Only the lines from the start of the data to the line containing "(0,0) rectangle (1568,816);", both included, should be output, exactly and without pictures.

*** Dataset section

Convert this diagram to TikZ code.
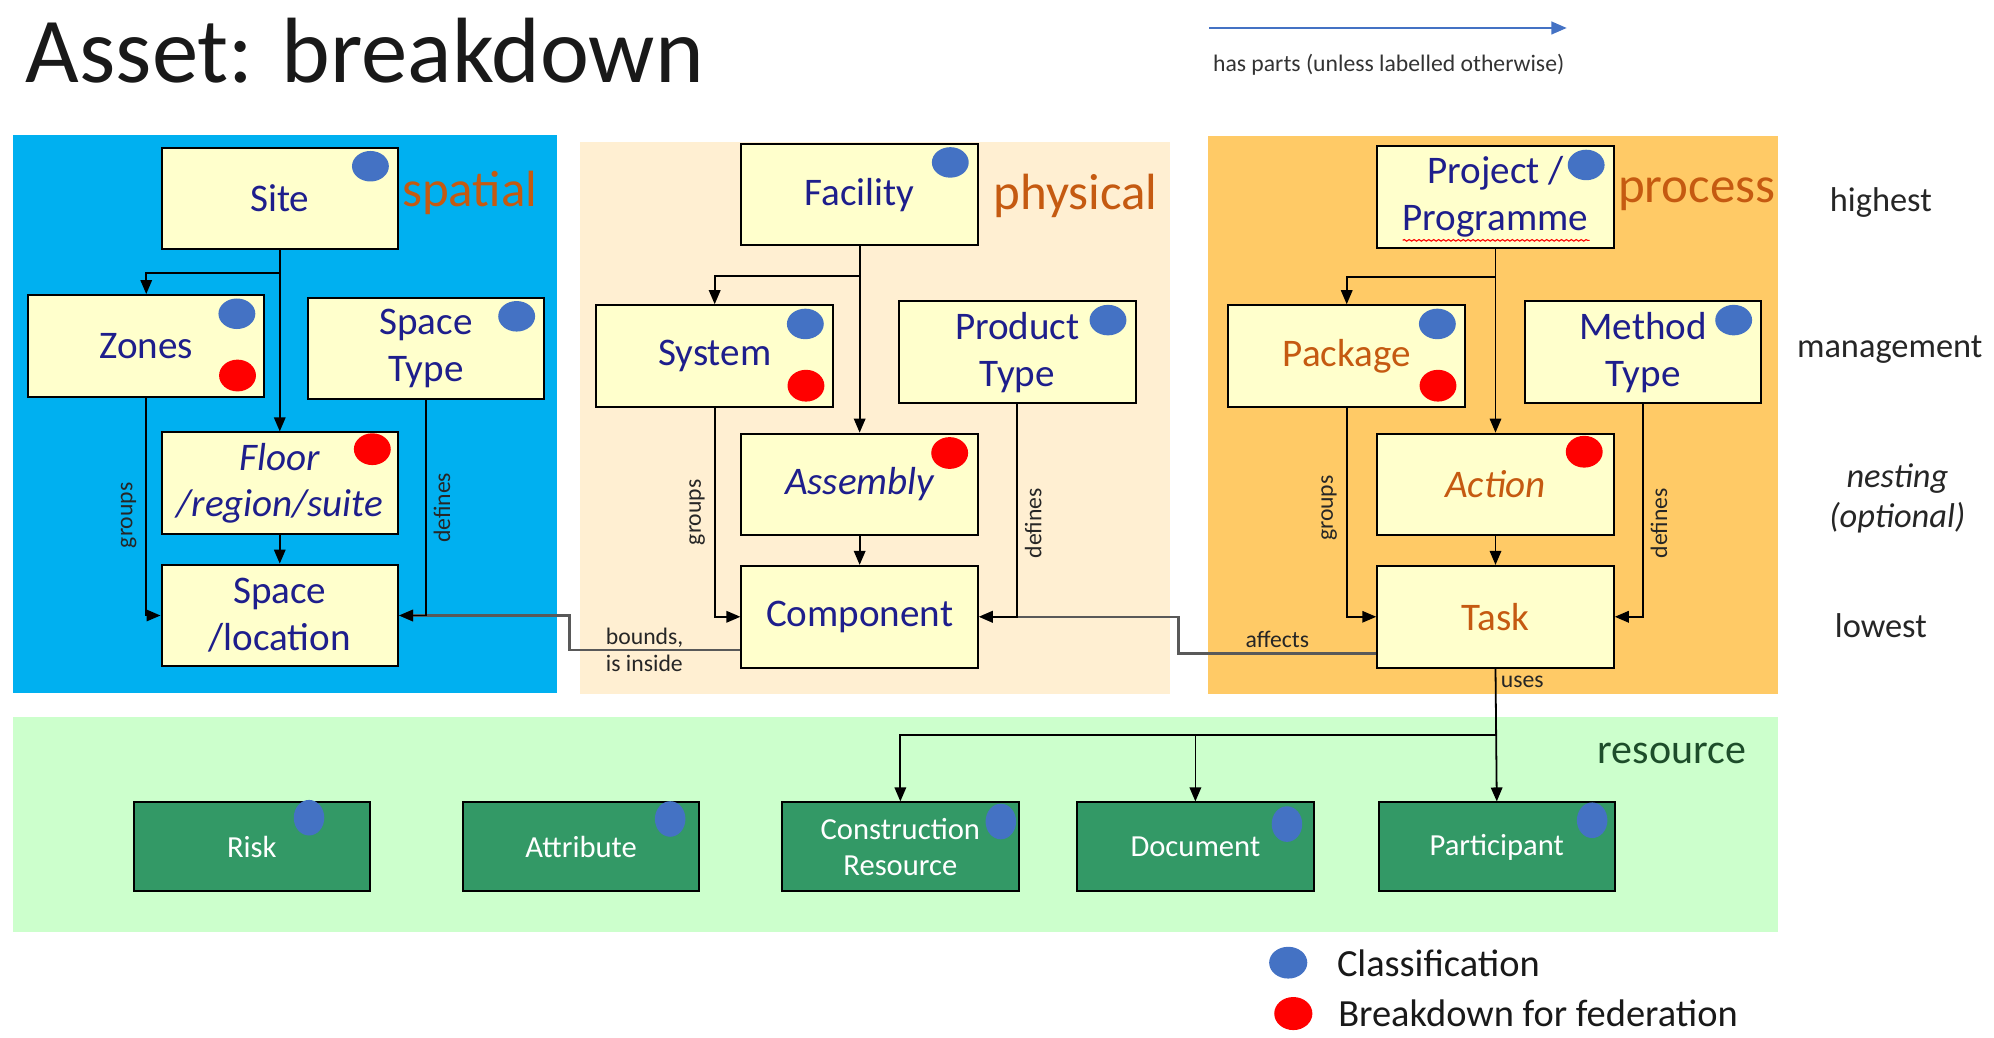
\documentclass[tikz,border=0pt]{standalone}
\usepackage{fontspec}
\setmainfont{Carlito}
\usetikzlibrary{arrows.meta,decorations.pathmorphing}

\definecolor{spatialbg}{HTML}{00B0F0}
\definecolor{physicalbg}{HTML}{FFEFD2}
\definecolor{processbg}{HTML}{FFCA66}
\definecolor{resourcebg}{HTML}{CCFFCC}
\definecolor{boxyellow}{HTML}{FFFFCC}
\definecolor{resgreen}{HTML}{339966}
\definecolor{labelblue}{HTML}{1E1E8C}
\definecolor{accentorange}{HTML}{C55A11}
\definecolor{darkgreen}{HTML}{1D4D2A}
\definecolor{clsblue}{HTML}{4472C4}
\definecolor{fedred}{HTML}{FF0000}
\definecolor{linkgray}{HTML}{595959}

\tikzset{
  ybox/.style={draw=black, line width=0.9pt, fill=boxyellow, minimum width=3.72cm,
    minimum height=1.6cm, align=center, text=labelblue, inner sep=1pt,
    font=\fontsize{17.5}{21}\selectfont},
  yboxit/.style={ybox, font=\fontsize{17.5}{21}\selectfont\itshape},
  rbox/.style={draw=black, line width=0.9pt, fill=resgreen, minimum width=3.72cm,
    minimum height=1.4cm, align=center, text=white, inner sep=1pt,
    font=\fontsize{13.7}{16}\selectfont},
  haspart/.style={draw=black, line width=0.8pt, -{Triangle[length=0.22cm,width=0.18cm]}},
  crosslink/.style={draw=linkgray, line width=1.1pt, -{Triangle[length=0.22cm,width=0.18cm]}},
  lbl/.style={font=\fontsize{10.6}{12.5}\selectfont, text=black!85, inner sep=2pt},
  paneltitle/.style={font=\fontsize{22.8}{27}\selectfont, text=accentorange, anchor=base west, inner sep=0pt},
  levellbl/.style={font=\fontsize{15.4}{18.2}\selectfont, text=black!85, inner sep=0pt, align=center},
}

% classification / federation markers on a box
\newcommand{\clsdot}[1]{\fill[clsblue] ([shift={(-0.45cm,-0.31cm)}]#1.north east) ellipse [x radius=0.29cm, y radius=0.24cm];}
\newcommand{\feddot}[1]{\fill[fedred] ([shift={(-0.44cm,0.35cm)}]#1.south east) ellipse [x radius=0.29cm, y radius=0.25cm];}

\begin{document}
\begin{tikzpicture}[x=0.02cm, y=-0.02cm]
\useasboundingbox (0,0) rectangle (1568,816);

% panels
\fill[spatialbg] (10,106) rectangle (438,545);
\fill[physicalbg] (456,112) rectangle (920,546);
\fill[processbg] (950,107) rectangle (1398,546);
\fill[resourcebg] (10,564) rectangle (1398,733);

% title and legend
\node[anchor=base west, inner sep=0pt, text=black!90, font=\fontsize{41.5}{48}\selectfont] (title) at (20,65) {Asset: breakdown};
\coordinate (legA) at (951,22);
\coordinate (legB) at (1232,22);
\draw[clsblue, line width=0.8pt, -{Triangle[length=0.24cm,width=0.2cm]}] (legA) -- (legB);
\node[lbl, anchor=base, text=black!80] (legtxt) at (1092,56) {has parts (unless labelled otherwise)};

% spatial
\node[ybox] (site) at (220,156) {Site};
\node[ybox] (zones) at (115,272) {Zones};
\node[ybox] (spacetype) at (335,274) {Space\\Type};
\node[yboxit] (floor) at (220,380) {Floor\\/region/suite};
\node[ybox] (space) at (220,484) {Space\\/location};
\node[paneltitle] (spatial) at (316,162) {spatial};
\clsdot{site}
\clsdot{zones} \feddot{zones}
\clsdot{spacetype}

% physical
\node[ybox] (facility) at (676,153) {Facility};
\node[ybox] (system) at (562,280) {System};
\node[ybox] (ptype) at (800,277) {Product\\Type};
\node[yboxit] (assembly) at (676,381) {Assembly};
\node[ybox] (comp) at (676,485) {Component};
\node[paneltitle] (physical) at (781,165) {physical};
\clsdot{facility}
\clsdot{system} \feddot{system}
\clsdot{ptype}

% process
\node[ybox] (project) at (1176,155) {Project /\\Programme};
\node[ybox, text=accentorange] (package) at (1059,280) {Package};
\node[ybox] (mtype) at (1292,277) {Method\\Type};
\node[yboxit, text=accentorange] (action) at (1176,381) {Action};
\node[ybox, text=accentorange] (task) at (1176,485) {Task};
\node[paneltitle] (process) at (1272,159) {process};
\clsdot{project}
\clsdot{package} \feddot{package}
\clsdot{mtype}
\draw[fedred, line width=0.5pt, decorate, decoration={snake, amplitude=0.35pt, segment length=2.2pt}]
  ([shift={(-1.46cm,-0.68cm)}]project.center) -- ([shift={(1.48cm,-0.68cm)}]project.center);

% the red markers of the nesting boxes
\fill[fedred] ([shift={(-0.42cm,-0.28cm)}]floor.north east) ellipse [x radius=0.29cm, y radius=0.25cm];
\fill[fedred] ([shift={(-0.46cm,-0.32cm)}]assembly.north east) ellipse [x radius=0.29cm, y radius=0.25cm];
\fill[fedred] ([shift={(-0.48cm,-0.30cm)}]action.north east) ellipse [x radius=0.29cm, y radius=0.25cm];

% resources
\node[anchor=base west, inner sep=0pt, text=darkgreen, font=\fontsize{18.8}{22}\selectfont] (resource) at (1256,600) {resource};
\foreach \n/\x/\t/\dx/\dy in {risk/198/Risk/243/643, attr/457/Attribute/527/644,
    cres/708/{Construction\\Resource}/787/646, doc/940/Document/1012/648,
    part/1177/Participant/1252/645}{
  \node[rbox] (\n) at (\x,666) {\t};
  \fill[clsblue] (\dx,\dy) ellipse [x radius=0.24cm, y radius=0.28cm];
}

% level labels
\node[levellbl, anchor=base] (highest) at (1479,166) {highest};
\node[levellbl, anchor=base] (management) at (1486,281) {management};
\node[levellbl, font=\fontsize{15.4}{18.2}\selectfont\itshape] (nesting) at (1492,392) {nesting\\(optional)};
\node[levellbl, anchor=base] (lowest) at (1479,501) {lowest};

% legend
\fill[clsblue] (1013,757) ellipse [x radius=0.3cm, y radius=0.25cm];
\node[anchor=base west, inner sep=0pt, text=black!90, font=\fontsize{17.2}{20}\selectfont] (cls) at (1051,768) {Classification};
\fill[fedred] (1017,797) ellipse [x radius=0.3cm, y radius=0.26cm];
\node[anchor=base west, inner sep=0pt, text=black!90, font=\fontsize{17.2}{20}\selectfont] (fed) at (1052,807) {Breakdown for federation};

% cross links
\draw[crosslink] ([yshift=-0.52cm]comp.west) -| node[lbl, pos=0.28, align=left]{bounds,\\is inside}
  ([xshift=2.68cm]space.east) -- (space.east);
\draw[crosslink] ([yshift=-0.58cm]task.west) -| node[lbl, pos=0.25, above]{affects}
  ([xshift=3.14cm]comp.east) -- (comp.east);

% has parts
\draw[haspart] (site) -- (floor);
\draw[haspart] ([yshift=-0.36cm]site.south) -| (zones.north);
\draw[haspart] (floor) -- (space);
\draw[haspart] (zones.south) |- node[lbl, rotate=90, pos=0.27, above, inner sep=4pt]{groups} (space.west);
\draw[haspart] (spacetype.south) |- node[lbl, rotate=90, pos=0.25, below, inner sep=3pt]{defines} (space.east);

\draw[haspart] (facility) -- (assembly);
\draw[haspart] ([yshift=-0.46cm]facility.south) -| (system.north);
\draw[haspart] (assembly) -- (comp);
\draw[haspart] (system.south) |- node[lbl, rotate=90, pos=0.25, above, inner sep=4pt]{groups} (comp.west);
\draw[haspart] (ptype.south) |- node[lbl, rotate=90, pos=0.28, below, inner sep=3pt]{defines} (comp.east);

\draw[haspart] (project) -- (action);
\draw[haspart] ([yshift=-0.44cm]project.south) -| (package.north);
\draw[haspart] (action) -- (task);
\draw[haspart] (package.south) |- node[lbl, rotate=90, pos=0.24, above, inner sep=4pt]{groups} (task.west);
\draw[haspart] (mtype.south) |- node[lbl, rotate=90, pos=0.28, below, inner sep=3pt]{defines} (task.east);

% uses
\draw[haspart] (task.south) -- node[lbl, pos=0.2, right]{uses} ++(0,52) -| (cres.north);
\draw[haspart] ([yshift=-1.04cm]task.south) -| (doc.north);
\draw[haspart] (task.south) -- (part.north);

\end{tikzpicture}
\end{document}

******

--- Problem solution ---
Convert this diagram to TikZ code.
\documentclass[tikz,border=0pt]{standalone}
\usepackage{fontspec}
\setmainfont{Carlito}
\usetikzlibrary{arrows.meta,decorations.pathmorphing}

\definecolor{spatialbg}{HTML}{00B0F0}
\definecolor{physicalbg}{HTML}{FFEFD2}
\definecolor{processbg}{HTML}{FFCA66}
\definecolor{resourcebg}{HTML}{CCFFCC}
\definecolor{boxyellow}{HTML}{FFFFCC}
\definecolor{resgreen}{HTML}{339966}
\definecolor{labelblue}{HTML}{1E1E8C}
\definecolor{accentorange}{HTML}{C55A11}
\definecolor{darkgreen}{HTML}{1D4D2A}
\definecolor{clsblue}{HTML}{4472C4}
\definecolor{fedred}{HTML}{FF0000}
\definecolor{linkgray}{HTML}{595959}

\tikzset{
  ybox/.style={draw=black, line width=0.9pt, fill=boxyellow, minimum width=3.72cm,
    minimum height=1.6cm, align=center, text=labelblue, inner sep=1pt,
    font=\fontsize{17.5}{21}\selectfont},
  yboxit/.style={ybox, font=\fontsize{17.5}{21}\selectfont\itshape},
  rbox/.style={draw=black, line width=0.9pt, fill=resgreen, minimum width=3.72cm,
    minimum height=1.4cm, align=center, text=white, inner sep=1pt,
    font=\fontsize{13.7}{16}\selectfont},
  haspart/.style={draw=black, line width=0.8pt, -{Triangle[length=0.22cm,width=0.18cm]}},
  crosslink/.style={draw=linkgray, line width=1.1pt, -{Triangle[length=0.22cm,width=0.18cm]}},
  lbl/.style={font=\fontsize{10.6}{12.5}\selectfont, text=black!85, inner sep=2pt},
  paneltitle/.style={font=\fontsize{22.8}{27}\selectfont, text=accentorange, anchor=base west, inner sep=0pt},
  levellbl/.style={font=\fontsize{15.4}{18.2}\selectfont, text=black!85, inner sep=0pt, align=center},
}

% classification / federation markers on a box
\newcommand{\clsdot}[1]{\fill[clsblue] ([shift={(-0.45cm,-0.31cm)}]#1.north east) ellipse [x radius=0.29cm, y radius=0.24cm];}
\newcommand{\feddot}[1]{\fill[fedred] ([shift={(-0.44cm,0.35cm)}]#1.south east) ellipse [x radius=0.29cm, y radius=0.25cm];}

\begin{document}
\begin{tikzpicture}[x=0.02cm, y=-0.02cm]
\useasboundingbox (0,0) rectangle (1568,816);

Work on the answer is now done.